Shahin, a Gaza resident, fled the Strip after he was attacked and injured in 2007. Allowing him to enter is a significant symbolic gesture of reconciliation on Hamas’ part, observers said
The rally’s main message was a demand to end the internal Palestinian split. But the rally’s participants also sent a clear message to Hamas leaders to the effect that the years of political oppression and attempts to create “thought uniformity” will not prevail.
This is also the message, only in reverse, that Hamas’ rallies in the West Bank sent to the Palestinian Authority.
Some observers exaggerated, as usual, and said a million people took part in the rally.

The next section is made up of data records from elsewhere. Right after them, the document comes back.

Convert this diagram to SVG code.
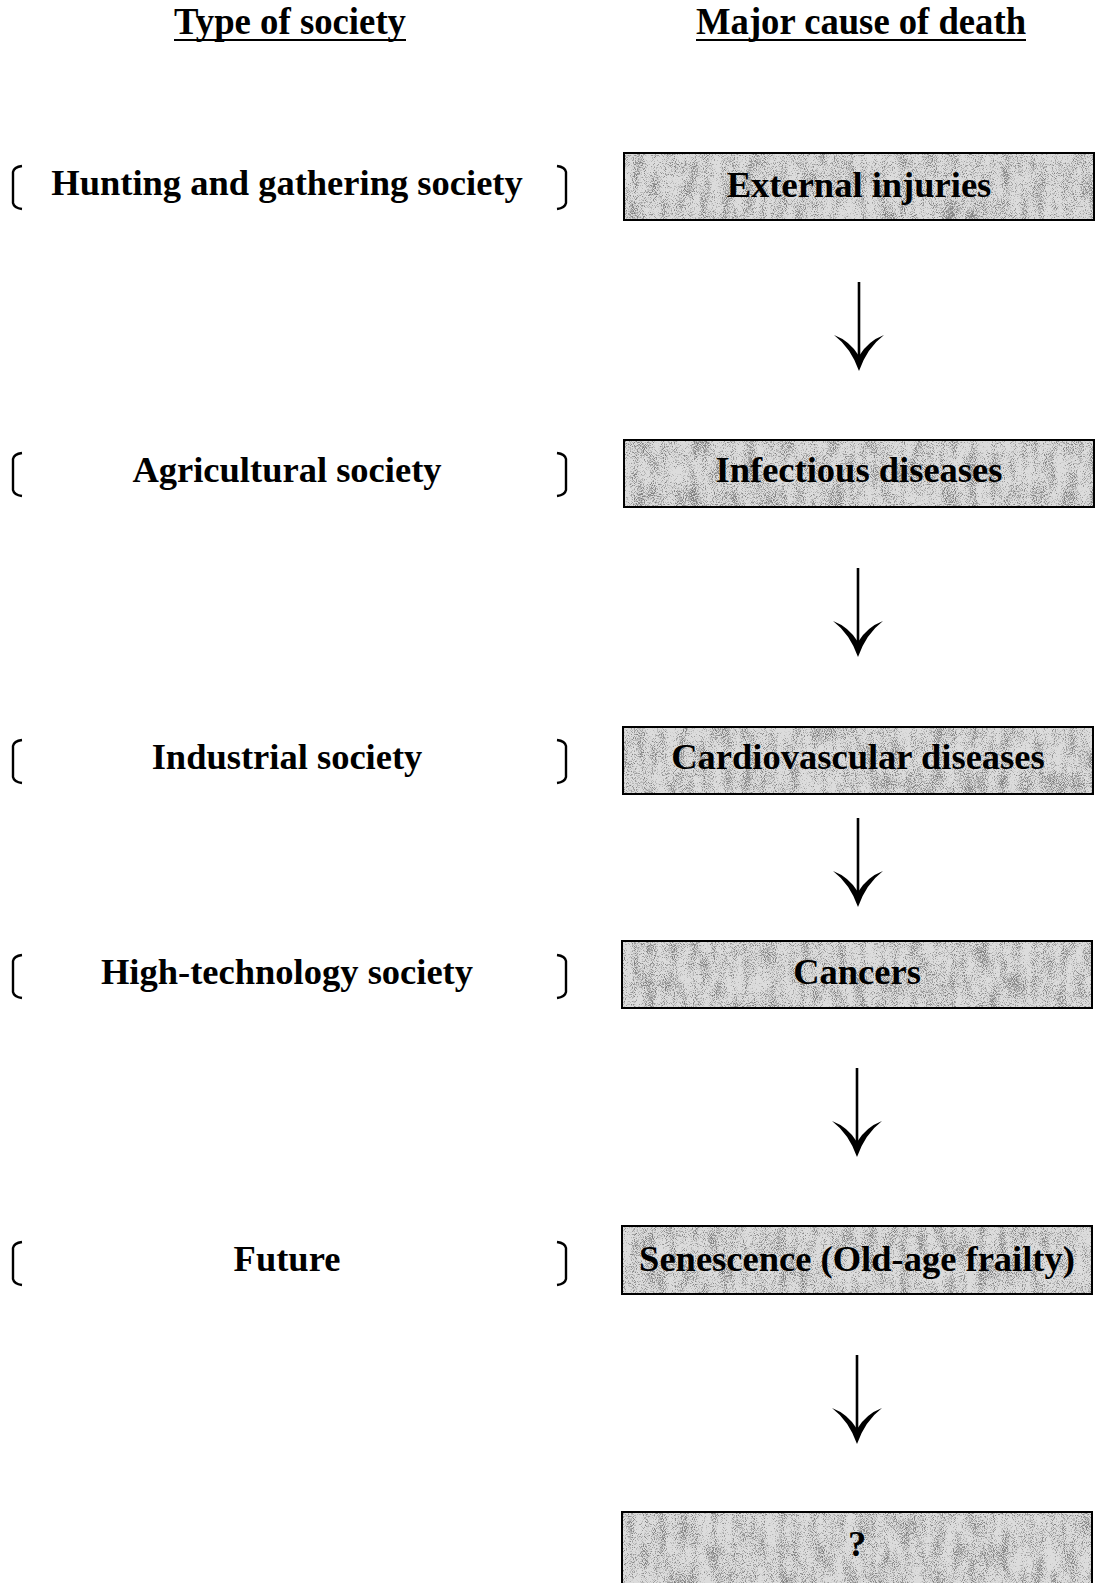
<svg xmlns="http://www.w3.org/2000/svg" width="1096" height="1583" viewBox="0 0 1096 1583">
<style>
  .hdr{font-family:"Liberation Serif","Times New Roman",serif;font-weight:bold;font-size:38px;fill:#000}
  .lbl{font-family:"Liberation Serif","Times New Roman",serif;font-weight:bold;font-size:36.5px;fill:#000;text-anchor:middle}
  .br{fill:none;stroke:#000;stroke-width:2.4}
  .box{fill:none;stroke:#000;stroke-width:2}
  .bg{fill:#dcdcdc}
  .shaft{stroke:#000;stroke-width:2.6;fill:none}
  .head{fill:#000}
</style>
<defs>
  <filter id="speckle" x="0" y="0" width="100%" height="100%" color-interpolation-filters="sRGB">
    <feTurbulence type="fractalNoise" baseFrequency="0.09 0.035" numOctaves="2" seed="3" result="n1"/>
    <feColorMatrix in="n1" type="matrix" values="1 0 0 0 0  1 0 0 0 0  1 0 0 0 0  0 0 0 0 1" result="a1"/>
    <feTurbulence type="fractalNoise" baseFrequency="1.1" numOctaves="1" seed="9" result="n2"/>
    <feColorMatrix in="n2" type="matrix" values="1 0 0 0 0  1 0 0 0 0  1 0 0 0 0  0 0 0 0 1" result="a2"/>
    <feComposite in="a1" in2="a2" operator="arithmetic" k1="0" k2="0.3" k3="0.7" k4="0" result="m"/>
    <feColorMatrix in="m" type="matrix" values="0 0 0 0 0.45  0 0 0 0 0.45  0 0 0 0 0.45  3.6 0 0 0 -1.6" result="g"/>
    <feComponentTransfer in="g" result="d">
      <feFuncA type="discrete" tableValues="0 0.1 0.35 0.6 0.8 0.9"/>
    </feComponentTransfer>
    <feComposite in="d" in2="SourceGraphic" operator="in"/>
  </filter>
</defs>
<rect width="1096" height="1583" fill="#fff"/>

<g id="headers">
  <text class="hdr" x="174" y="34" textLength="232" lengthAdjust="spacingAndGlyphs">Type of society</text>
  <line x1="174" y1="40" x2="406" y2="40" stroke="#000" stroke-width="2"/>
  <text class="hdr" x="696" y="34" textLength="330" lengthAdjust="spacingAndGlyphs">Major cause of death</text>
  <line x1="696" y1="40" x2="1026" y2="40" stroke="#000" stroke-width="2"/>
</g>

<g id="society-hunting">
  <path class="br" d="M22 166 Q14 167 13 172 L13 203 Q14 208 22 209"/>
  <path class="br" d="M557 166 Q565 167 566 172 L566 203 Q565 208 557 209"/>
  <text class="lbl" x="287" y="195">Hunting and gathering society</text>
</g>
<g id="society-agricultural">
  <path class="br" d="M22 453 Q14 454 13 459 L13 490 Q14 495 22 496"/>
  <path class="br" d="M557 453 Q565 454 566 459 L566 490 Q565 495 557 496"/>
  <text class="lbl" x="287" y="482">Agricultural society</text>
</g>
<g id="society-industrial">
  <path class="br" d="M22 740 Q14 741 13 746 L13 777 Q14 782 22 783"/>
  <path class="br" d="M557 740 Q565 741 566 746 L566 777 Q565 782 557 783"/>
  <text class="lbl" x="287" y="769">Industrial society</text>
</g>
<g id="society-hightech">
  <path class="br" d="M22 955 Q14 956 13 961 L13 992 Q14 997 22 998"/>
  <path class="br" d="M557 955 Q565 956 566 961 L566 992 Q565 997 557 998"/>
  <text class="lbl" x="287" y="984">High-technology society</text>
</g>
<g id="society-future">
  <path class="br" d="M22 1242 Q14 1243 13 1248 L13 1279 Q14 1284 22 1285"/>
  <path class="br" d="M557 1242 Q565 1243 566 1248 L566 1279 Q565 1284 557 1285"/>
  <text class="lbl" x="287" y="1271">Future</text>
</g>

<g id="cause-external">
  <rect class="bg" x="624" y="153" width="470" height="67"/>
  <rect x="624" y="153" width="470" height="67" filter="url(#speckle)" fill="#000"/>
  <rect class="box" x="624" y="153" width="470" height="67"/>
  <text class="lbl" x="859" y="197">External injuries</text>
</g>
<g id="cause-infectious">
  <rect class="bg" x="624" y="440" width="470" height="67"/>
  <rect x="624" y="440" width="470" height="67" filter="url(#speckle)" fill="#000"/>
  <rect class="box" x="624" y="440" width="470" height="67"/>
  <text class="lbl" x="859" y="482">Infectious diseases</text>
</g>
<g id="cause-cardio">
  <rect class="bg" x="623" y="727" width="470" height="67"/>
  <rect x="623" y="727" width="470" height="67" filter="url(#speckle)" fill="#000"/>
  <rect class="box" x="623" y="727" width="470" height="67"/>
  <text class="lbl" x="858" y="769">Cardiovascular diseases</text>
</g>
<g id="cause-cancers">
  <rect class="bg" x="622" y="941" width="470" height="67"/>
  <rect x="622" y="941" width="470" height="67" filter="url(#speckle)" fill="#000"/>
  <rect class="box" x="622" y="941" width="470" height="67"/>
  <text class="lbl" x="857" y="984">Cancers</text>
</g>
<g id="cause-senescence">
  <rect class="bg" x="622" y="1226" width="470" height="68"/>
  <rect x="622" y="1226" width="470" height="68" filter="url(#speckle)" fill="#000"/>
  <rect class="box" x="622" y="1226" width="470" height="68"/>
  <text class="lbl" x="857" y="1271">Senescence (Old-age frailty)</text>
</g>
<g id="cause-unknown">
  <rect class="bg" x="622" y="1512" width="470" height="80"/>
  <rect x="622" y="1512" width="470" height="80" filter="url(#speckle)" fill="#000"/>
  <rect class="box" x="622" y="1512" width="470" height="80"/>
  <text class="lbl" x="857" y="1556">?</text>
</g>

<g id="connectors">
  <line class="shaft" x1="859" y1="282" x2="859" y2="362"/>
  <path class="head" d="M834 335 Q851 348 859 371 Q867 348 884 335 Q868 341 859 356 Q850 341 834 335 Z"/>
  <line class="shaft" x1="858" y1="568" x2="858" y2="648"/>
  <path class="head" d="M833 621 Q850 634 858 657 Q866 634 883 621 Q867 627 858 642 Q849 627 833 621 Z"/>
  <line class="shaft" x1="858" y1="818" x2="858" y2="898"/>
  <path class="head" d="M833 871 Q850 884 858 907 Q866 884 883 871 Q867 877 858 892 Q849 877 833 871 Z"/>
  <line class="shaft" x1="857" y1="1068" x2="857" y2="1148"/>
  <path class="head" d="M832 1121 Q849 1134 857 1157 Q865 1134 882 1121 Q866 1127 857 1142 Q848 1127 832 1121 Z"/>
  <line class="shaft" x1="857" y1="1355" x2="857" y2="1435"/>
  <path class="head" d="M832 1408 Q849 1421 857 1444 Q865 1421 882 1408 Q866 1414 857 1429 Q848 1414 832 1408 Z"/>
</g>
</svg>
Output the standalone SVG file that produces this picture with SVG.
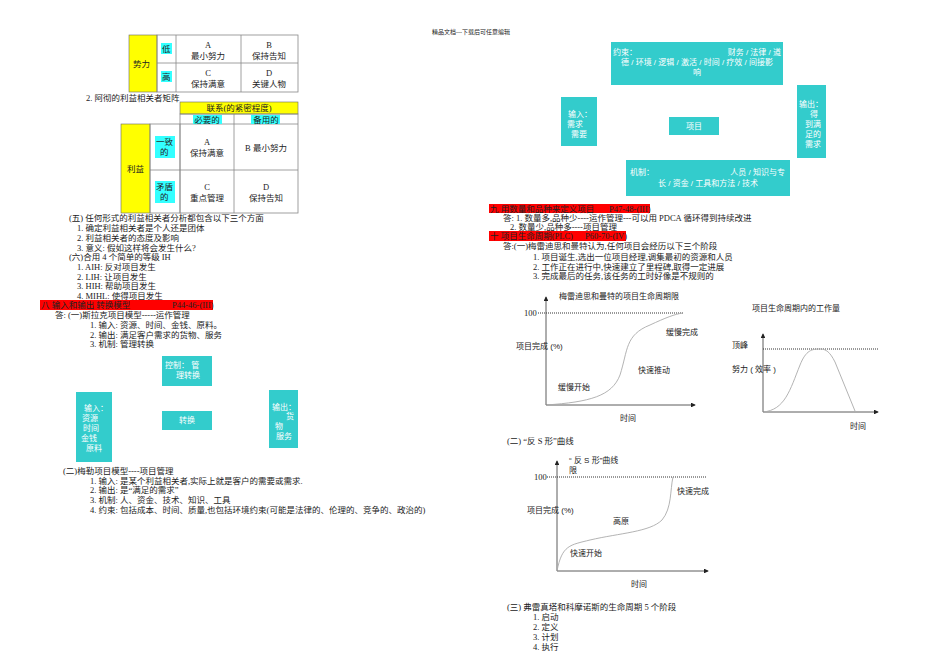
<svg xmlns="http://www.w3.org/2000/svg" width="950" height="672" viewBox="0 0 950 672">
<style>
.t{font-family:"Liberation Serif","Noto Sans CJK SC",serif;font-size:8.5px;fill:#222}
.s{font-family:"Liberation Sans","Noto Sans CJK SC",sans-serif;font-size:8px;fill:#222}
.w{font-family:"Liberation Sans","Noto Sans CJK SC",sans-serif;font-size:8px;fill:#fff}
.box{fill:#33cccc}
.g{fill:none;stroke:#888;stroke-width:0.8}
.y{fill:#ffff00;stroke:#666;stroke-width:0.6}
.c{fill:#33ffff}
.red{fill:#ff0000}
.ax{stroke:#333;stroke-width:0.8;fill:none}
.dot{stroke:#333;stroke-width:1;stroke-dasharray:1 1;fill:none}
.cv{stroke:#aaa;stroke-width:0.9;fill:none}
</style>
<defs><marker id="ar" markerWidth="6" markerHeight="6" refX="5" refY="3" orient="auto"><path d="M0,0L6,3L0,6z" fill="#222"/></marker></defs>
<rect width="950" height="672" fill="#fff"/>
<text class="t" x="432" y="34" style="font-size:6px">精品文档---下载后可任意编辑</text>

<g id="table1">
<rect class="y" x="129" y="35" width="28" height="57"/>
<text class="t" x="133" y="67">势力</text>
<rect class="g" x="157" y="35" width="141" height="57"/>
<line class="g" x1="176" y1="35" x2="176" y2="92"/><line class="g" x1="241" y1="35" x2="241" y2="92"/><line class="g" x1="157" y1="63" x2="298" y2="63"/>
<rect class="c" x="161" y="43" width="11" height="11"/><text class="t" x="162" y="52">低</text>
<rect class="c" x="161" y="71" width="11" height="11"/><text class="t" x="162" y="80">高</text>
<text class="t" x="208" y="48" text-anchor="middle">A</text><text class="t" x="208" y="59" text-anchor="middle">最小努力</text>
<text class="t" x="269" y="48" text-anchor="middle">B</text><text class="t" x="269" y="59" text-anchor="middle">保持告知</text>
<text class="t" x="208" y="76" text-anchor="middle">C</text><text class="t" x="208" y="87" text-anchor="middle">保持满意</text>
<text class="t" x="269" y="76" text-anchor="middle">D</text><text class="t" x="269" y="87" text-anchor="middle">关键人物</text>
</g>
<text class="t" x="86" y="101">2.  阿彻的利益相关者矩阵</text>
<g id="table2">
<rect class="y" x="180" y="102" width="118" height="12"/>
<text class="t" x="239" y="111" text-anchor="middle">联系(的紧密程度)</text>
<rect class="g" x="180" y="114" width="118" height="99"/>
<line class="g" x1="234" y1="114" x2="234" y2="213"/><line class="g" x1="180" y1="124" x2="298" y2="124"/><line class="g" x1="150" y1="170" x2="298" y2="170"/>
<rect class="c" x="193" y="115" width="29" height="9"/><text class="t" x="207" y="123" text-anchor="middle">必要的</text>
<rect class="c" x="251" y="115" width="29" height="9"/><text class="t" x="266" y="123" text-anchor="middle">备用的</text>
<rect class="y" x="121" y="124" width="29" height="89"/><text class="t" x="127" y="172">利益</text>
<rect class="g" x="150" y="124" width="30" height="89"/>
<rect class="c" x="155" y="136" width="20" height="22"/><text class="t" x="156" y="145">一致</text><text class="t" x="160" y="155">的</text>
<rect class="c" x="155" y="181" width="20" height="22"/><text class="t" x="156" y="190">矛盾</text><text class="t" x="160" y="200">的</text>
<text class="t" x="207" y="145" text-anchor="middle">A</text><text class="t" x="207" y="156" text-anchor="middle">保持满意</text>
<text class="t" x="266" y="151" text-anchor="middle">B   最小努力</text>
<text class="t" x="207" y="190" text-anchor="middle">C</text><text class="t" x="207" y="201" text-anchor="middle">重点管理</text>
<text class="t" x="266" y="190" text-anchor="middle">D</text><text class="t" x="266" y="201" text-anchor="middle">保持告知</text>
</g>

<g id="text-left">
<text class="t" x="69" y="221">(五) 任何形式的利益相关者分析都包含以下三个方面</text>
<text class="t" x="77" y="231">1. 确定利益相关者是个人还是团体</text>
<text class="t" x="77" y="241">2. 利益相关者的态度及影响</text>
<text class="t" x="77" y="251">3. 意义: 假如这样将会发生什么?</text>
<text class="t" x="69" y="260">(六)合用 4 个简单的等级 IH</text>
<text class="t" x="77" y="270">1. AIH: 反对项目发生</text>
<text class="t" x="77" y="280">2. LIH: 让项目发生</text>
<text class="t" x="77" y="289">3. HIH: 帮助项目发生</text>
<text class="t" x="77" y="299">4. MIHL: 使得项目发生</text>
<rect class="red" x="40" y="300" width="173" height="10"/>
<text class="t" x="41" y="308">八 输入和输出 转换模型</text><text class="t" x="172" y="308">P44-46-(III)</text>
<text class="t" x="55" y="318">答: (一)斯拉克项目模型-----运作管理</text>
<text class="t" x="90" y="328">1. 输入: 资源、时间、金钱、原料。</text>
<text class="t" x="90" y="338">2. 输出: 满足客户需求的货物、服务</text>
<text class="t" x="90" y="347">3. 机制: 管理转换</text>
</g>
<g id="slack-control"><rect class="box" x="162" y="356" width="50" height="30"/><text class="w" x="165" y="368">控制：    管</text><text class="w" x="176" y="378">理转换</text></g>
<g id="slack-transform"><rect class="box" x="162" y="411" width="50" height="19"/><text class="w" x="187" y="423" text-anchor="middle">转换</text></g>
<g id="slack-input"><rect class="box" x="76" y="392" width="36" height="70"/><text class="w" x="84" y="411">输入：</text><text class="w" x="82" y="421">资源</text><text class="w" x="83" y="431">时间</text><text class="w" x="81" y="441">金钱</text><text class="w" x="86" y="451">原料</text></g>
<g id="slack-output"><rect class="box" x="269" y="390" width="29" height="58"/><text class="w" x="272" y="410">输出：</text><text class="w" x="286" y="419">货</text><text class="w" x="275" y="429">物</text><text class="w" x="276" y="439">服务</text></g>
<g id="text-left2">
<text class="t" x="63" y="474">(二)梅勒项目模型----项目管理</text>
<text class="t" x="90" y="484">1. 输入: 是某个利益相关者,实际上就是客户的需要或需求.</text>
<text class="t" x="90" y="493">2. 输出: 是“满足的需求”</text>
<text class="t" x="90" y="503">3. 机制: 人、资金、技术、知识、工具</text>
<text class="t" x="90" y="513">4. 约束: 包括成本、时间、质量,也包括环境约束(可能是法律的、伦理的、竞争的、政治的)</text>
</g>

<g id="maylor-constraint"><rect class="box" x="611" y="42" width="172" height="43"/><text class="w" x="613" y="55">约束：</text><text class="w" x="781" y="55" text-anchor="end">财务 / 法律 / 道</text><text class="w" x="697" y="65" text-anchor="middle">德 / 环境 / 逻辑 / 激活 / 时间 / 疗效 / 间接影</text><text class="w" x="697" y="75" text-anchor="middle">响</text></g>
<g id="maylor-input"><rect class="box" x="561" y="97" width="36" height="49"/><text class="w" x="568" y="117">输入：</text><text class="w" x="567" y="127">需求</text><text class="w" x="571" y="137">需要</text></g>
<g id="maylor-project"><rect class="box" x="669" y="117" width="50" height="18"/><text class="w" x="694" y="129" text-anchor="middle">项目</text></g>
<g id="maylor-output"><rect class="box" x="797" y="85" width="29" height="73"/><text class="w" x="799" y="107">输出：</text><text class="w" x="810" y="117">得</text><text class="w" x="805" y="127">到满</text><text class="w" x="805" y="137">足的</text><text class="w" x="805" y="147">需求</text></g>
<g id="maylor-mechanism"><rect class="box" x="626" y="160" width="164" height="36"/><text class="w" x="630" y="175">机制：</text><text class="w" x="785" y="175" text-anchor="end">人员 / 知识与专</text><text class="w" x="708" y="186" text-anchor="middle">长 / 资金 / 工具和方法 / 技术</text></g>

<g id="text-right">
<rect class="red" x="489" y="204" width="161" height="9"/>
<text class="t" x="490" y="212">九 用数量和品种来定义项目</text><text class="t" x="609" y="212">P47-48-(III)</text>
<text class="t" x="503" y="221">答: 1. 数量多,品种少----运作管理---可以用 PDCA 循环得到持续改进</text>
<text class="t" x="510" y="230">2. 数量少,品种多----项目管理</text>
<rect class="red" x="489" y="231" width="137" height="10"/>
<text class="t" x="490" y="239">十 项目生命周期(PLC)</text><text class="t" x="585" y="239">P60-70-(IV)</text>
<text class="t" x="503" y="249">答:(一)梅雷迪思和曼特认为,任何项目会经历以下三个阶段</text>
<text class="t" x="533" y="260">1.    项目诞生,选出一位项目经理,调集最初的资源和人员</text>
<text class="t" x="533" y="270">2.    工作正在进行中,快速建立了里程碑,取得一定进展</text>
<text class="t" x="533" y="279">3.    完成最后的任务,该任务的工时好像是不规则的</text>
</g>

<g id="chart1">
<line class="ax" x1="546" y1="405" x2="546" y2="297" marker-end="url(#ar)"/>
<line class="ax" x1="546" y1="405" x2="695" y2="405" marker-end="url(#ar)"/>
<line class="dot" x1="538" y1="313" x2="683" y2="313"/>
<path class="cv" d="M546,405 C590,402 612,396 620,375 C628,350 625,335 650,325 C665,318 675,314 683,313"/>
<text class="s" x="559" y="299">梅雷迪思和曼特的项目生命周期限</text>
<text class="t" x="524" y="316">100</text>
<text class="s" x="516" y="349">项目完成 (%)</text>
<text class="s" x="666" y="335">缓慢完成</text>
<text class="s" x="638" y="373">快速推动</text>
<text class="s" x="558" y="390">缓慢开始</text>
<text class="s" x="620" y="421">时间</text>
</g>
<g id="chart2">
<line class="ax" x1="763" y1="412" x2="763" y2="334" marker-end="url(#ar)"/>
<line class="ax" x1="763" y1="412" x2="878" y2="412" marker-end="url(#ar)"/>
<line class="dot" x1="763" y1="349" x2="878" y2="349"/>
<path class="cv" d="M763,412 C785,410 790,390 800,365 C806,350 812,349 820,349 C826,349 830,352 835,362 L855,411"/>
<text class="s" x="752" y="311">项目生命周期内的工作量</text>
<text class="s" x="732" y="348">顶峰</text>
<text class="s" x="732" y="372">努力 ( 效率 )</text>
<text class="s" x="850" y="429">时间</text>
</g>
<text class="t" x="507" y="444">(二) “反 S 形”曲线</text>
<g id="chart3">
<line class="ax" x1="557" y1="571" x2="557" y2="461" marker-end="url(#ar)"/>
<line class="ax" x1="557" y1="571" x2="708" y2="571" marker-end="url(#ar)"/>
<line class="dot" x1="547" y1="477" x2="707" y2="477"/>
<path class="cv" d="M557,571 C562,545 570,545 590,540 C620,533 650,532 662,520 C672,508 670,490 673,477"/>
<text class="s" x="569" y="463">“ 反 S 形”曲线</text>
<text class="s" x="569" y="473">限</text>
<text class="t" x="534" y="480">100</text>
<text class="s" x="677" y="494">快速完成</text>
<text class="s" x="527" y="513">项目完成 (%)</text>
<text class="s" x="613" y="524">高原</text>
<text class="s" x="570" y="556">快速开始</text>
<text class="s" x="631" y="587">时间</text>
</g>
<g id="text-right2">
<text class="t" x="507" y="610">(三) 弗雷真塔和科摩诺斯的生命周期 5 个阶段</text>
<text class="t" x="533" y="620">1.     启动</text>
<text class="t" x="533" y="630">2.     定义</text>
<text class="t" x="533" y="640">3.     计划</text>
<text class="t" x="533" y="650">4.     执行</text>
</g>
</svg>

Others estimated the number of participants as less than half a million. But all agreed it was the largest rally to be seen in Gaza for many years, probably since the funeral of Yahya Ayash, which drew hundreds of thousands.
Ayash, an operative of Izz al-Din al-Qassam Brigades Hamas’ military wing was assassinated by Israel on January 5, 1996.
The rally’s success on Friday is all the more significant because the Fatah leadership in Gaza has crumbled its senior leaders have fled, some have been ousted from Fatah ranks, while the remaining junior officials have not provided the Hamas authorities with any real challenge in recent years.
Participants at the rally said they were struck by the large number of youngsters under 20 in the crowd. These youngsters have been raised and educated some of them entirely in Hamas’ education system. The number of women was very small but they were not segregated from the men, as is customary at Hamas rallies.
Some of the participants were not Fatah supporters, but wanted to enjoy the feeling of freedom, and join the demand to end the internal division, participants said.
According to various reports, Egypt intends to invite representatives of both movements to Cairo in the next two weeks, to discuss the implementation of the reconciliation plan made in May 2012.
The plan stipulates the establishment of a caretaker government headed by Mahmoud Abbas, which will call for general elections in the West Bank and Gaza Strip within six months.
Fathi Sabah, a Gaza journalist and analyst, says each of the movements has come to the conclusion that it cannot rule alone. He predicts the plan has a good chance of being carried out and the reconciliation will be realized, not just with symbols and atmosphere.
The hundreds of thousands of people at the rally on Friday told Fatah in Ramallah and Hamas in Gaza that this must not remain merely a desire.